Leviticus 20:1-26 • Set Apart


When a naïve recruit arrives at boot camp, he is in for a shock. Instead of a warm handshake and pat on the back by the drill sergeant, he is thrust into a world unlike anything he has ever known. His suitcase full of clothes, including underwear and toothbrush, is quickly boxed up and shipped home. He is whisked down to the barber where a thirty-second haircut makes him unrecognizable by his civilian counterparts. Under the threatening scrutiny of the drill sergeant, he stands at attention while being issued standardized uniforms, including underwear and toothbrush. When he lays his head down on his government issue pillow at night, he quickly falls asleep from the exhaustion of being torn from one world for another. The last words he remembers are those of the drill sergeant shouting, “You belong to me. I own you now!”

The purpose of military boot camp is to set recruits apart from their previous civilian lifestyle. They are military personnel now. They have a different mission and purpose in life. Life as they knew it will cease to exist, and a new daily routine will capture every moment. Boot camp is designed to cause a new recruit to begin thinking according to his drill sergeant. His lifestyle, mannerisms, vocabulary and values will change. He is set apart to fulfill the goals and objectives of his recruiters.

God had a similar plan for the Hebrews. Boot camp began on the day of exodus from Egypt. Now that they are out of Egypt, their entire lifestyle, values and behavior must change. The question that will be asked in this study is, “Why?”

Read verses 1-5

Q: What despicable acts are these verses referring to, and what do you know about Molech?

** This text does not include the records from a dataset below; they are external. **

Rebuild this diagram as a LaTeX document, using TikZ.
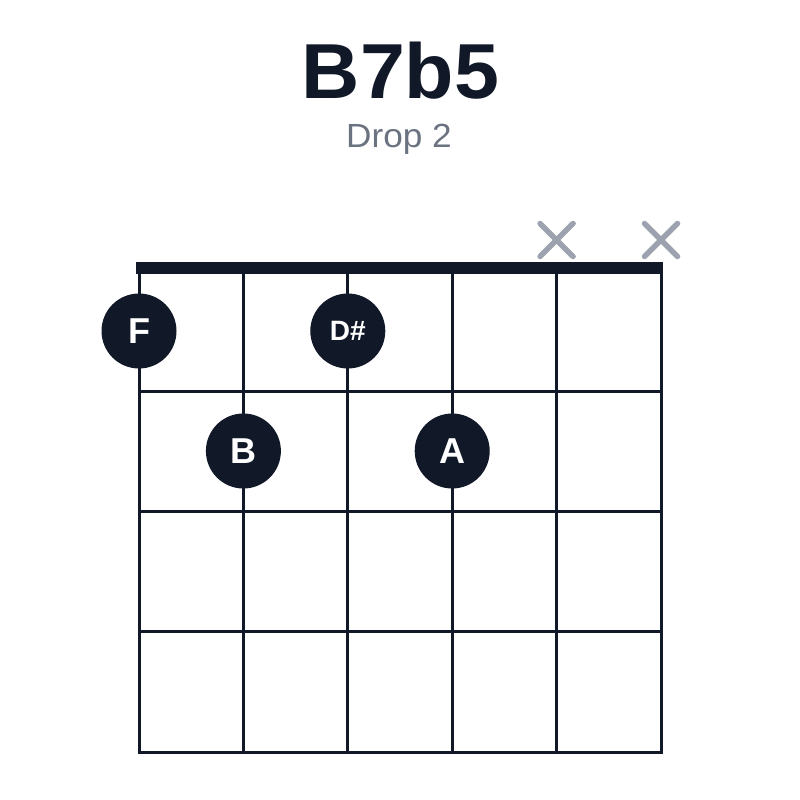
\documentclass[tikz,border=0pt]{standalone}
\usepackage{fontspec}
\setmainfont{Liberation Sans}
\definecolor{ink}{HTML}{111827}
\definecolor{xgray}{HTML}{9CA3AF}
\definecolor{subgray}{HTML}{6B7280}
\begin{document}
\begin{tikzpicture}[x=1pt,y=-1pt,
  gridline/.style={draw=ink,line width=3pt},
  nutbar/.style={fill=ink},
  dot/.style={circle,fill=ink,minimum size=75pt,inner sep=0pt,text=white,font=\bfseries\fontsize{36}{36}\selectfont},
  smalldot/.style={dot,font=\bfseries\fontsize{28}{28}\selectfont},
  mute/.style={draw=xgray,line width=5.5pt,line cap=round}]
\useasboundingbox (0,0) rectangle (800,800);
% title
\node[anchor=base,text=ink,font=\bfseries\fontsize{78}{78}\selectfont,inner sep=0pt] (title) at (400.5,98.3) {\scalebox{1.035}[1]{B7b5}};
\node[anchor=base,text=subgray,font=\fontsize{33.5}{33.5}\selectfont,inner sep=0pt] (sub) at (399,147.3) {\scalebox{1.05}[1]{Drop 2}};
% strings
\foreach \i in {0,...,5} {
  \draw[gridline] ({139+104.4*\i},268) -- ({139+104.4*\i},752);
}
% frets
\foreach \y in {391,511.3,631.7,752} {
  \draw[gridline] (137.5,\y) -- (662.5,\y);
}
% nut
\fill[nutbar] (136,262) rectangle (663,274);
% mutes
\foreach \c in {556.6,661} {
  \draw[mute] (\c-16.5,240-16.5) -- (\c+16.5,240+16.5);
  \draw[mute] (\c-16.5,240+16.5) -- (\c+16.5,240-16.5);
}
% dots
\node[dot] (f) at (139,331) {F};
\node[smalldot] (ds) at (347.8,331) {D\#};
\node[dot] (b) at (243.4,451) {B};
\node[dot] (a) at (452.2,451) {A};
\end{tikzpicture}
\end{document}
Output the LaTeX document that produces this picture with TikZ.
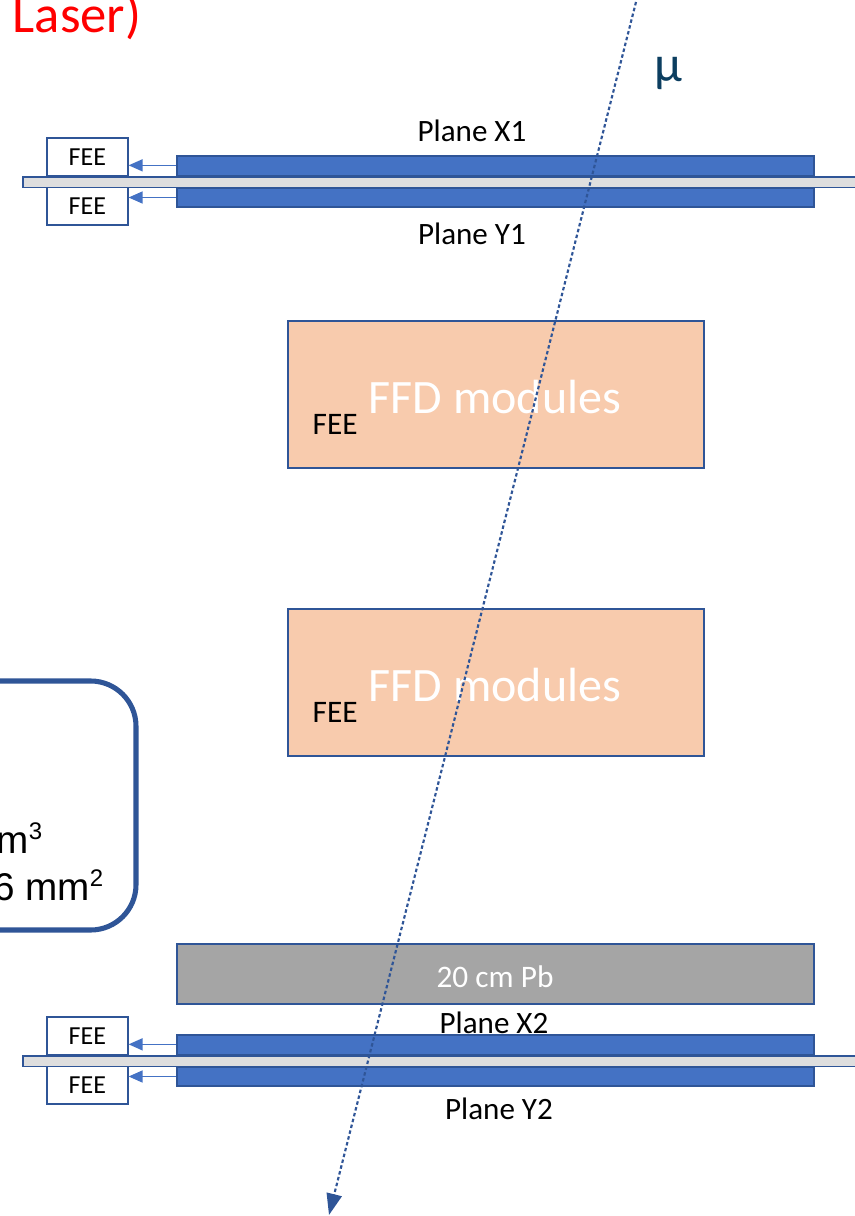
\documentclass[tikz,border=0pt]{standalone}
\usepackage{fontspec}
\setmainfont{Carlito}
\newfontfamily\boxfont{Liberation Sans}
\usetikzlibrary{arrows.meta,positioning}
\definecolor{barblue}{RGB}{68,114,196}
\definecolor{edgeblue}{RGB}{47,85,151}
\definecolor{railgray}{RGB}{222,222,222}
\definecolor{ffdpeach}{RGB}{248,203,173}
\definecolor{pbgray}{RGB}{165,165,165}
\definecolor{muteal}{RGB}{12,62,96}
\newcommand{\upidx}[1]{\raisebox{0.36em}{\fontsize{18}{18}\selectfont #1}}
\begin{document}
\begin{tikzpicture}[x=0.75pt,y=-0.75pt,
  plane/.style={rectangle,draw=edgeblue,line width=1.5pt,fill=barblue,inner sep=0pt,
                minimum width=477.75pt,minimum height=15pt,anchor=north west},
  rail/.style={rectangle,draw=edgeblue,line width=1.2pt,fill=railgray,inner sep=0pt,
               minimum width=640pt,minimum height=8pt,anchor=north west},
  fee/.style={rectangle,draw=edgeblue,line width=1.2pt,fill=white,inner sep=0pt,
              minimum width=60.75pt,minimum height=28.5pt,anchor=north west,
              font=\fontsize{19.5}{22}\selectfont},
  feed/.style={-{Triangle[length=10.5pt,width=9pt]},draw=barblue,line width=1.1pt},
  ffd/.style={rectangle,draw=edgeblue,line width=1.2pt,fill=ffdpeach,inner sep=0pt,
              minimum width=312pt,minimum height=110.25pt,anchor=north west},
  label/.style={anchor=base,font=\fontsize{23.3}{27}\selectfont},
  muon/.style={draw=edgeblue,line width=1.6pt,dash pattern=on 2.6pt off 1.9pt,
               -{Triangle[length=16pt,width=11.5pt]}},
]
\useasboundingbox (0,0) rectangle (854,1216);
% Title fragment
\node[anchor=base west,text=red,font=\fontsize{39.5}{46}\selectfont] (title) at (8,33) {Laser)};
% Tracking stations: plane X above the rail, plane Y below
\foreach \y/\n in {155/1,1034/2}{
  \node[fee] (feeX\n) at (46,\y-18) {FEE};
  \node[fee] (feeY\n) at (46,\y+31) {FEE};
  \node[plane] (X\n) at (176,\y) {};
  \node[plane,minimum height=14.25pt] (Y\n) at (176,\y+32) {};
  \node[rail] (rail\n) at (22,\y+21) {};
  \draw[feed] ([yshift=0.5pt]X\n.west) -- ([yshift=0.5pt]X\n.west -| feeX\n.east);
  \draw[feed] (Y\n.west) -- (Y\n.west -| feeY\n.east);
}
\node[label] (lx1) at (472,142) {Plane X1};
\node[label] (ly1) at (472,244) {Plane Y1};
\node[label] (lx2) at (494,1033) {Plane X2};
\node[label] (ly2) at (499,1119) {Plane Y2};
% FFD modules
\foreach \y/\n in {320/1,608/2}{
  \node[ffd] (ffd\n) at (287,\y) {};
  \node[anchor=base,text=white,font=\fontsize{36}{42}\selectfont] (ffdtxt\n) at (495,\y+93) {FFD modules};
  \node[anchor=base west,font=\fontsize{23.5}{27}\selectfont] (ffdfee\n) at (308,\y+114) {FEE};
}
% Lead absorber
\node[rectangle,draw=edgeblue,line width=1.5pt,fill=pbgray,inner sep=0pt,
      minimum width=477.75pt,minimum height=45pt,anchor=north west] (pb) at (176,943) {};
\node[anchor=base,text=white,font=\fontsize{23.5}{27}\selectfont] (pbtxt) at (495,987) {20 cm Pb};
% Info box, cut at the left edge
\draw[draw=edgeblue,line width=3.8pt,rounded corners=34pt] (-120,681) rectangle (136,930);
\node[anchor=base east,font=\boxfont\fontsize{29}{34}\selectfont] (vol) at (47,853) {m\upidx{3}};
\node[anchor=base east,font=\boxfont\fontsize{29}{34}\selectfont] (area) at (108,900) {6 mm\upidx{2}};
% Muon track
\coordinate (mu in) at (636,2);
\coordinate (mu out) at (329,1215);
\draw[muon] (mu in) -- (mu out);
\node[anchor=base,text=muteal,font=\fontsize{38}{44}\selectfont] (mu) at (668,82) {μ};
\end{tikzpicture}
\end{document}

A: These verses refer specifically to child sacrifice. Molech was the name of the god of the Ammonites whose worship pervaded most of the land in which the Israelites would be settling. One form of sacrifice involved a large metal replica of Molech, its belly an oven heated to a white-hot fire. Children were made to stand in front of Molech while the priests swung open the doors. If the child was incinerated, the sacrifice was acceptable. Biblical archeologists have uncovered Canaanite temples next to burial grounds containing thousands of bones of infants and children. It is also highly likely that Canaanite children were abused sexually.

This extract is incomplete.